History

Great Britain
- Name: Accomplished Quaker
- Launched: 1789
- Acquired: 1795 by purchase of a prize
- Fate: Captured circa 1795

General characteristics
- Tons burthen: 189 (bm)
- Complement: 10
- Armament: 8 × 6&9-pounder guns

= Accomplished Quaker (1795 ship) =

Accomplished Quaker was a French vessel that the British captured circa 1795. She first appeared in Lloyd's Register (LR) in the volume for 1795.

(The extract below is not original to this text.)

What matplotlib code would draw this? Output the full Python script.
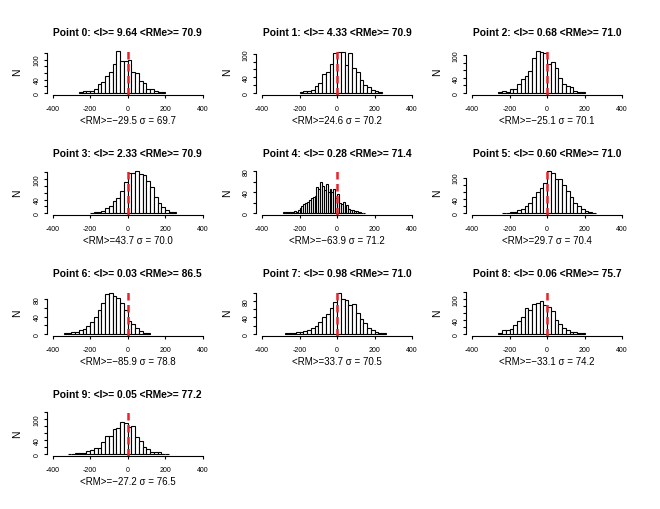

| Year | Master | Owner | Trade | Source & notes |
|---|---|---|---|---|
| 1795 | M.Walker | R.Johnson | Liverpool–Africa | LR; damages repaired 1795 |

Captain Musgrave Walker acquired a letter of marque on 22 August 1795. He sailed from Liverpool on 19 September 1795. A French privateer captured Accomplished Quaker and took her into Gorée before she could gather any slaves.

Accomplished Quaker did not appear on the lists of vessels cleared out of English ports bound for Africa.

In 1796, 22 British slave ships were lost. Three of these were lost on their way to Africa. War, not maritime hazards nor slave resistance, was the greatest cause of vessel losses among British slave vessels.